Mithilfe von KI: Forscher entwickeln lebensrettende Proteine gegen Schlangengift

Jedes Jahr sterben rund 100.000 Menschen weltweit an den Folgen von Schlangenbissen. Die WHO hat Schlangenbisse neben anderen Krankheiten wie Denguefieber und Tollwut sogar zu einer der wichtigsten vernachlässigten Tropenkrankheiten erklärt. Trotz der vielen Todesfälle haben sich die Behandlungsmethoden bisher kaum weiterentwickelt. Stattdessen basiert Gegengift noch immer auf Antikörpern, die aus dem Blut immunisierter Pferde oder Schafe gewonnen werden – eine Vorgehensweise, die nicht nur äußerst kostspielig ist, sondern auch eine fachgerechte Lagerung und Anwendung erfordert.

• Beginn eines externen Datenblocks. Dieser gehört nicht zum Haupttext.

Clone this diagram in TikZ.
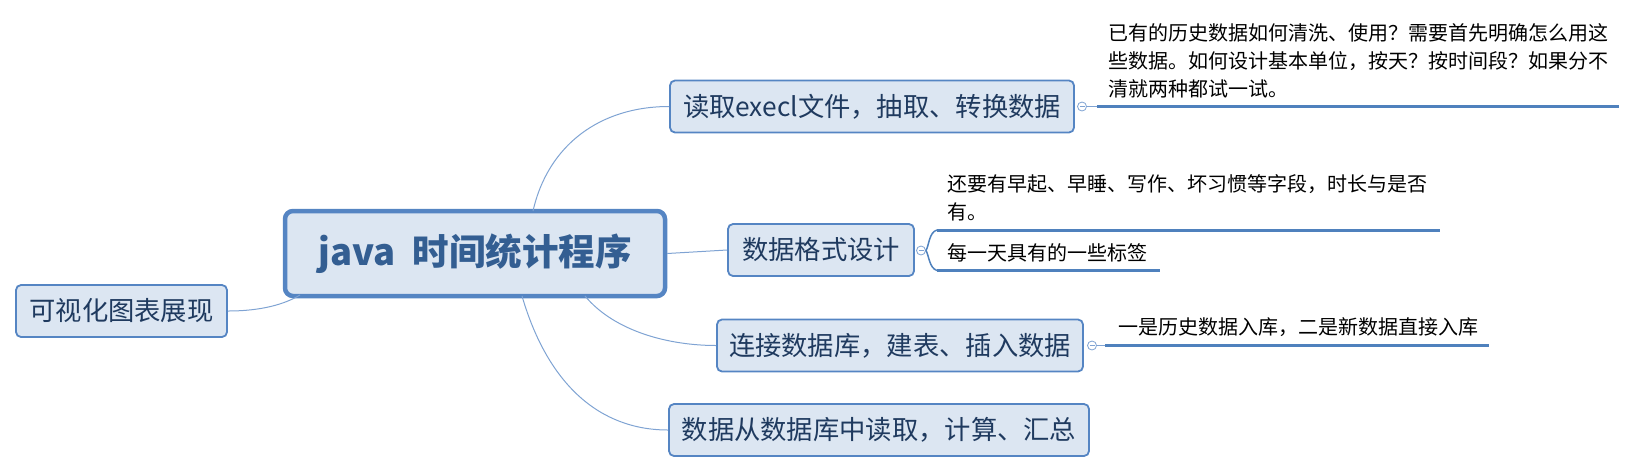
\documentclass[tikz,border=0pt]{standalone}
\usepackage{fontspec}
\setmainfont{Noto Sans CJK SC}
\definecolor{nodefill}{HTML}{DCE6F2}
\definecolor{nodeborder}{HTML}{5585C3}
\definecolor{nodetext}{HTML}{1F3A5F}
\definecolor{maintext}{HTML}{335E92}
\definecolor{conn}{HTML}{7FA3D3}
\definecolor{noteline}{HTML}{4F81BD}
\begin{document}
\begin{tikzpicture}[x=1pt,y=-1pt,
  topic/.style={draw=nodeborder, fill=nodefill, line width=1.8pt, rounded corners=5pt,
    text=nodetext, font=\fontsize{26.3}{30}\selectfont, minimum height=52pt, inner sep=0pt},
  central/.style={draw=nodeborder, fill=nodefill, line width=4.5pt, rounded corners=8pt,
    text=maintext, font=\fontsize{36.5}{40}\selectfont\bfseries, minimum width=380pt,
    minimum height=85pt, inner sep=0pt},
  conline/.style={draw=conn, line width=1pt},
  noteln/.style={draw=noteline, line width=3pt},
  notetext/.style={font=\fontsize{20}{28}\selectfont, align=left, inner sep=0pt, anchor=west, text=black},
  marker/.style={circle, draw=conn, fill=white, line width=0.8pt, minimum size=9pt, inner sep=0pt}
]
\useasboundingbox (0,0) rectangle (1638,475);

% central and topics
\node[central] (c) at (475,253.5) {java\ \ 时间统计程序};
\node[topic, minimum width=211pt] (vis) at (121.5,311) {可视化图表展现};
\node[topic, minimum width=404pt] (read) at (872,106.5) {读取execl文件，抽取、转换数据};
\node[topic, minimum width=186pt] (fmt) at (821,250) {数据格式设计};
\node[topic, minimum width=366pt] (db) at (900,345.5) {连接数据库，建表、插入数据};
\node[topic, minimum width=420pt] (calc) at (879,430) {数据从数据库中读取，计算、汇总};

% connectors from central
\coordinate (cTop) at (533,211);
\coordinate (cBotR) at (585,296);
\coordinate (cBotM) at (522,296);
\coordinate (cBotL) at (300,295);
\draw[conline] (cTop) .. controls (548,145) and (600,106.5) .. (read.west);
\draw[conline] (c.east) -- (fmt.west);
\draw[conline] (cBotR) .. controls (615,332) and (670,345.5) .. (db.west);
\draw[conline] (cBotM) .. controls (548,385) and (600,430) .. (calc.west);
\draw[conline] (vis.east) .. controls (262,311) and (285,304) .. (cBotL);

% markers
\node[marker] (m1) at (1082,106.5) {};
\node[marker] (m2) at (921,250.5) {};
\node[marker] (m3) at (1092,345.5) {};
\foreach \m in {m1,m2,m3}{
  \draw[draw=conn, line width=0.7pt] ([xshift=-2.5pt]\m.center) -- ([xshift=2.5pt]\m.center);
}

% note 1
\coordinate (n1a) at (1097,106.5);
\coordinate (n1b) at (1619,106.5);
\draw[conline] (m1.east) -- (n1a);
\draw[noteln] (n1a) -- (n1b);
\node[notetext] (t1) at (1108,61) {已有的历史数据如何清洗、使用？需要首先明确怎么用这\\些数据。如何设计基本单位，按天？按时间段？如果分不\\清就两种都试一试。};

% note 2 (two branches)
\coordinate (n2a) at (937,230);
\coordinate (n2b) at (1440,230);
\coordinate (n3a) at (937,270.5);
\coordinate (n3b) at (1160,270.5);
\draw[conline, line width=1.5pt, draw=noteline] (n2a) .. controls (929,232) and (929,246) .. (m2.east);
\draw[conline, line width=1.5pt, draw=noteline] (m2.east) .. controls (929,255) and (929,268) .. (n3a);
\draw[noteln] (n2a) -- (n2b);
\draw[noteln] (n3a) -- (n3b);
\node[notetext] (t2) at (947,198) {还要有早起、早睡、写作、坏习惯等字段，时长与是否\\有。};
\node[notetext] (t3) at (947,253) {每一天具有的一些标签};

% note 3
\coordinate (n4a) at (1105,345.5);
\coordinate (n4b) at (1489,345.5);
\draw[conline] (m3.east) -- (n4a);
\draw[noteln] (n4a) -- (n4b);
\node[notetext] (t4) at (1118,327) {一是历史数据入库，二是新数据直接入库};
\end{tikzpicture}
\end{document}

Schon bald könnten diese antiquierten Methoden allerdings durch neue ersetzt werden: Wie Nature berichtet, ist es Forscher:innen jetzt mithilfe von KI gelungen, Proteine zu entwickeln, die die tödlichen Auswirkungen von Schlangengift neutralisieren können. Das Verfahren könnte nicht nur für die Behandlung von Schlangenbissen einen wichtigen Meilenstein bedeuten, sondern auch den Weg für weitere neue medizinische Therapien ebnen.
KI reduzierte jahrelange Forschungsarbeit auf wenige Sekunden
Ein Team um die Biochemikerin Susana Vázquez Torres und den Biophysiker David Baker von der University of Washington hat so genannte „Mini-Binder“ entwickelt. Diese kleinen Proteine binden gezielt die giftigen Bestandteile des Schlangengiftes und neutralisieren sie. Möglich wurde dies durch ein KI-System namens RFdiffusion, das ursprünglich für andere medizinische Anwendungen wie Krebsbehandlungen entwickelt wurde. Das Besondere: Statt jahrelanger Forschung benötigte die KI nur wenige Sekunden, um potenzielle Proteinstrukturen zu generieren.
In Experimenten konnte das Team nachweisen, dass die Mini-Binder Mäuse selbst bei einer tödlichen Dosis Schlangengift vollständig schützten – und das sogar, wenn die Proteine erst 15 Minuten nach der Giftverabreichung injiziert wurden. Die KI-entwickelten Proteine bieten dabei zahlreiche Vorteile gegenüber traditionellem Gegengift: Sie sind stabiler, benötigen keine Kühlung und könnten kostengünstig in industriellen Anlagen produziert werden. Damit könnten sie auch in Regionen verfügbar gemacht werden, in denen die medizinische Infrastruktur begrenzt ist.
Trotz beeindruckender Ergebnisse bleiben die Hürden groß
Der Weg zur Marktreife ist dennoch lang: Klinische Studien, regulatorische Hürden und die Finanzierung stellen große Herausforderungen dar. Während KI-gestützte Ansätze für lukrative Krankheitsfelder wie Krebs schnell neue Investor:innen anziehen, fehlt es oft an Mitteln für sogenannte vernachlässigte Krankheiten wie Schlangenbisse.
Und auch darüber hinaus gibt es noch einige Probleme, die vor dem Einsatz gelöst werden müssen: Schlangengift besteht nämlich aus einer Vielzahl unterschiedlicher Toxine, und die Mini-Binder des Teams decken bisher nur einen Teil davon ab. Für eine vollständige Behandlung wären Kombinationen mehrerer Mini-Binder erforderlich, angepasst an die lokalen Giftschlangenarten.
Die bestehenden Hürden machen die Errungenschaften, die dem Forschungsteam mithilfe von KI gelungen sind, aber nicht weniger beeindruckend – und sie beweisen, wie groß das Potenzial von KI in der Medizin ist. „Es ist beängstigend“, kommentiert Joseph Jardine, der als Immunologe bei Scripps Research im kalifornischen La Jolla tätig ist. Laut ihm hat sich die Forschung von etwas entwickelt, das praktisch nicht möglich war – hin zu einem Proof-of-Concept, mit dem sich tatsächliche Probleme lösen lassen.